Print only the lines from the top of the data through the line with "(pbsa) at (711,147)", both included, skipping every picture.

--- Start AVAILABLE DATA ---

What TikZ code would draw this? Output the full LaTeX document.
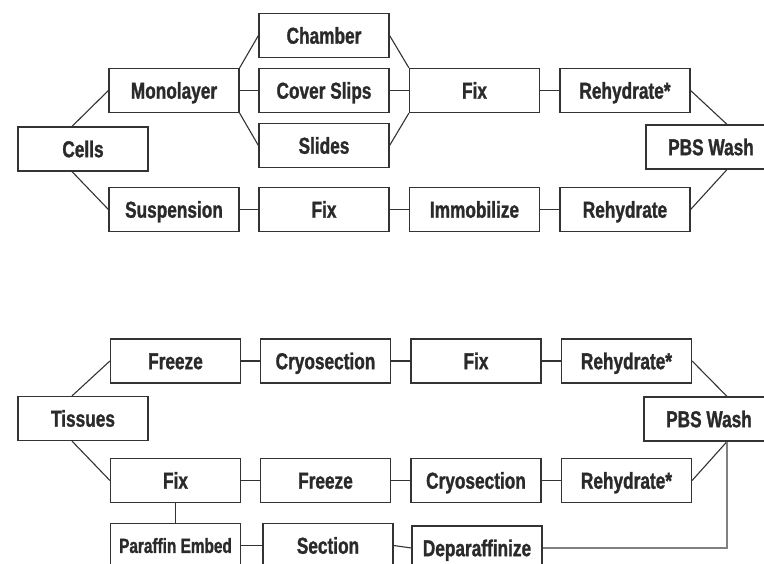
\documentclass[tikz,border=0pt]{standalone}
\usepackage{fontspec}
\newfontfamily\boxfont{Liberation Sans}[FakeStretch=0.75, BoldFeatures={FakeBold=1.2}]
\usetikzlibrary{calc}
\definecolor{txt}{HTML}{2A2A2A}
\definecolor{ln}{HTML}{333333}
\definecolor{grayln}{HTML}{808080}
\begin{document}
\begin{tikzpicture}[x=1pt,y=-1pt,
  stepbox/.style={draw=ln, line width=1.2pt, fill=white, minimum width=130pt, minimum height=44pt,
    inner sep=0pt, text height=16.4pt, text depth=0pt, text=txt,
    font=\boxfont\bfseries\fontsize{23}{27}\selectfont},
  smallbox/.style={stepbox, text height=14.8pt, font=\boxfont\bfseries\fontsize{20.5}{24}\selectfont},
  conn/.style={draw=ln, line width=1.1pt},
  grayconn/.style={draw=grayln, line width=1.3pt}]
\useasboundingbox (0,0) rectangle (764,564);
\clip (0,0) rectangle (764,564);
\fill[white] (0,0) rectangle (764,564);

% ---- top half: cells ----
\node[stepbox] (cells) at (83,149) {Cells};
\node[stepbox] (mono) at (174,90.5) {Monolayer};
\node[stepbox] (susp) at (174,209.5) {Suspension};
\node[stepbox] (chamber) at (324,35.5) {Chamber};
\node[stepbox] (cover) at (324,90.5) {Cover Slips};
\node[stepbox] (slides) at (324,145.5) {Slides};
\node[stepbox] (fixa) at (474.5,90.5) {Fix};
\node[stepbox] (fixs) at (324,209.5) {Fix};
\node[stepbox] (immob) at (474.5,209.5) {Immobilize};
\node[stepbox] (rehya) at (625,90.5) {Rehydrate*};
\node[stepbox] (rehyb) at (625,209.5) {Rehydrate};
\node[stepbox] (pbsa) at (711,147) {PBS Wash};

\draw[conn] ([xshift=-11pt]cells.north) -- (mono.west);
\draw[conn] ([xshift=-11pt]cells.south) -- (susp.west);
\draw[conn] (mono.north east) -- (chamber.west);
\draw[conn] (mono.east) -- (cover.west);
\draw[conn] (mono.south east) -- (slides.west);
\draw[conn] (chamber.east) -- (fixa.north west);
\draw[conn] (cover.east) -- (fixa.west);
\draw[conn] (slides.east) -- (fixa.south west);
\draw[conn] (fixa.east) -- (rehya.west);
\draw[conn] (susp.east) -- (fixs.west);
\draw[conn] (fixs.east) -- (immob.west);
\draw[conn] (immob.east) -- (rehyb.west);
\draw[conn] (rehya.east) -- ([xshift=16pt]pbsa.north);
\draw[conn] ([xshift=16pt]pbsa.south) -- (rehyb.east);

% ---- bottom half: tissues ----
\node[stepbox] (tissues) at (83,418.5) {Tissues};
\node[stepbox] (freezea) at (175.5,361) {Freeze};
\node[stepbox] (cryoa) at (325.5,361) {Cryosection};
\node[stepbox] (fixb) at (476,361) {Fix};
\node[stepbox] (rehyc) at (626.5,361) {Rehydrate*};
\node[stepbox] (pbsb) at (709,419) {PBS Wash};
\node[stepbox] (fixc) at (175.5,480.5) {Fix};
\node[stepbox] (freezeb) at (325.5,480.5) {Freeze};
\node[stepbox] (cryob) at (476,480.5) {Cryosection};
\node[stepbox] (rehyd) at (626.5,480.5) {Rehydrate*};
\node[smallbox] (paraffin) at (175.5,545.5) {Paraffin Embed};
\node[stepbox] (section) at (328,545.5) {Section};
\node[stepbox] (depar) at (477,548) {Deparaffinize};
\coordinate (corner) at ([xshift=18pt]pbsb.south |- depar.east);

\draw[conn] ([xshift=-11pt]tissues.north) -- (freezea.west);
\draw[conn] ([xshift=-11pt]tissues.south) -- (fixc.west);
\draw[conn] (freezea.east) -- (cryoa.west);
\draw[conn] (cryoa.east) -- (fixb.west);
\draw[conn] (fixb.east) -- (rehyc.west);
\draw[conn] (fixc.east) -- (freezeb.west);
\draw[conn] (freezeb.east) -- (cryob.west);
\draw[conn] (cryob.east) -- (rehyd.west);
\draw[conn] (rehyc.east) -- ([xshift=18pt]pbsb.north);
\draw[conn] ([xshift=18pt]pbsb.south) -- (rehyd.east);
\draw[conn] (fixc.south) -- (paraffin.north);
\draw[conn] (paraffin.east) -- (section.west);
\draw[conn] (section.east) -- (depar.west);
\draw[grayconn] (depar.east) -- (corner) -- ([xshift=18pt]pbsb.south);
\end{tikzpicture}
\end{document}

--- End AVAILABLE DATA ---

SOLUTION.
What TikZ code would draw this? Output the full LaTeX document.
\documentclass[tikz,border=0pt]{standalone}
\usepackage{fontspec}
\newfontfamily\boxfont{Liberation Sans}[FakeStretch=0.75, BoldFeatures={FakeBold=1.2}]
\usetikzlibrary{calc}
\definecolor{txt}{HTML}{2A2A2A}
\definecolor{ln}{HTML}{333333}
\definecolor{grayln}{HTML}{808080}
\begin{document}
\begin{tikzpicture}[x=1pt,y=-1pt,
  stepbox/.style={draw=ln, line width=1.2pt, fill=white, minimum width=130pt, minimum height=44pt,
    inner sep=0pt, text height=16.4pt, text depth=0pt, text=txt,
    font=\boxfont\bfseries\fontsize{23}{27}\selectfont},
  smallbox/.style={stepbox, text height=14.8pt, font=\boxfont\bfseries\fontsize{20.5}{24}\selectfont},
  conn/.style={draw=ln, line width=1.1pt},
  grayconn/.style={draw=grayln, line width=1.3pt}]
\useasboundingbox (0,0) rectangle (764,564);
\clip (0,0) rectangle (764,564);
\fill[white] (0,0) rectangle (764,564);

% ---- top half: cells ----
\node[stepbox] (cells) at (83,149) {Cells};
\node[stepbox] (mono) at (174,90.5) {Monolayer};
\node[stepbox] (susp) at (174,209.5) {Suspension};
\node[stepbox] (chamber) at (324,35.5) {Chamber};
\node[stepbox] (cover) at (324,90.5) {Cover Slips};
\node[stepbox] (slides) at (324,145.5) {Slides};
\node[stepbox] (fixa) at (474.5,90.5) {Fix};
\node[stepbox] (fixs) at (324,209.5) {Fix};
\node[stepbox] (immob) at (474.5,209.5) {Immobilize};
\node[stepbox] (rehya) at (625,90.5) {Rehydrate*};
\node[stepbox] (rehyb) at (625,209.5) {Rehydrate};
\node[stepbox] (pbsa) at (711,147) {PBS Wash};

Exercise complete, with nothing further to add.